I remember his eyes growing wider as we spoke.  “In the end, it is all about the numbers.”  I can hear his voice today.  And while all of our lives march inexorably to some end or another, the end that Willie was referring to is what we now are witness to: That Hispanic/Latinos have achieved the numbers to develop a new direction with a new sense of self and confidence to move into the days ahead.

“We are good in some counties, and we are making a difference, but we are not there yet,” he said to me.  Willie was referring to the handful of counties throughout the nation in which the Mexican-American predominated back then.  “But we will get there.”
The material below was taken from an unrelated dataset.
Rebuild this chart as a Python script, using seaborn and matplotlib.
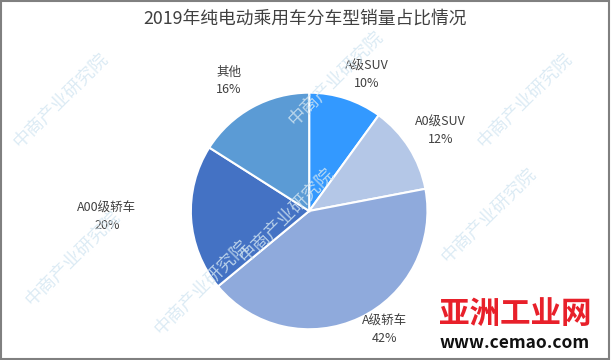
import numpy as np
import matplotlib
matplotlib.use('Agg')
import matplotlib.pyplot as plt
import seaborn as sns

TITLE = '2019年纯电动乘用车分车型销量占比情况'
categories = ['A级SUV', 'A0级SUV', 'A级轿车', 'A00级轿车', '其他']
shares = [10, 12, 42, 20, 16]  # [%]
colors = ['#3399FF', '#B4C7E7', '#8FAADC', '#4472C4', '#5B9BD5']
label_dist = [1.25, 1.30, 1.19, 1.71, 1.29]
label_shift = [-5, -1, 7, -2, 3]  # degrees

sns.set_theme(style='white')
plt.rcParams['font.family'] = ['Noto Sans CJK SC', 'DejaVu Sans']

fig = plt.figure(figsize=(6.11, 3.6), dpi=100)
fig.patch.set_facecolor('white')

# watermark
for wx, wy in [(0.10, 0.72), (0.55, 0.78), (0.86, 0.72), (0.12, 0.28), (0.47, 0.40),
               (0.80, 0.40), (0.33, 0.20)]:
    fig.text(wx, wy, '中商产业研究院', rotation=45, fontsize=13, color='#D3E6F2',
             ha='center', va='center', alpha=0.8, zorder=0)

ax = fig.add_axes([0.264, 0.003, 0.484, 0.822])
wedges, _ = ax.pie(shares, colors=colors, startangle=90, counterclock=False,
                   wedgeprops=dict(edgecolor='white', linewidth=1.5))
ax.set_xlim(-1.25, 1.25)
ax.set_ylim(-1.25, 1.25)
ax.set_aspect('equal')

for w, name, pct, d, s in zip(wedges, categories, shares, label_dist, label_shift):
    ang = np.deg2rad((w.theta1 + w.theta2) / 2 + s)
    ax.text(d * np.cos(ang), d * np.sin(ang), f'{name}\n{pct}%', ha='center', va='center',
            fontsize=9, color='#404040', linespacing=1.4)

fig.text(0.5, 0.948, TITLE, ha='center', va='center', fontsize=12.8, color='#404040')

# logo
fig.text(0.843, 0.128, '亚洲工业网', ha='center', va='center', fontsize=22, color='#E8202A',
         fontweight='heavy')
fig.text(0.843, 0.047, 'www.cemao.com', ha='center', va='center', fontsize=12.5, color='#111111',
         fontweight='bold')

# outer frame
fig.add_artist(plt.Rectangle((0.002, 0.004), 0.995, 0.992, transform=fig.transFigure,
                             fill=False, edgecolor='#808080', linewidth=1.5))

fig.savefig('out.png', dpi=100)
Indeed we have – with the numbers at least.  But without his frenetic and near-maniacal manner that tossed around a million ideas in his mind, we have not gotten to where we should be.  We are more muddle than made.

Now comes the sad news that one of Willie’s closest associates, Choco Meza – as committed as he to the cause of Hispanic/Latinos and of women – died at the very moment that the country is on the verge of electing a woman to the Presidency.  Another veteran of those early days at Willie’s office, Grace García, a personal friend of Hillary Clinton, would have been in the thick of the presidential campaign.  But she, too, died too young in a car accident almost two years ago.

Women do have the numbers, and the victories for them as for Hispanic/Latinos have come slowly at times.

But they come.

We will get there.

Jesús (Jesse) Treviño is the former editorial page editor of The Austin American-Statesman.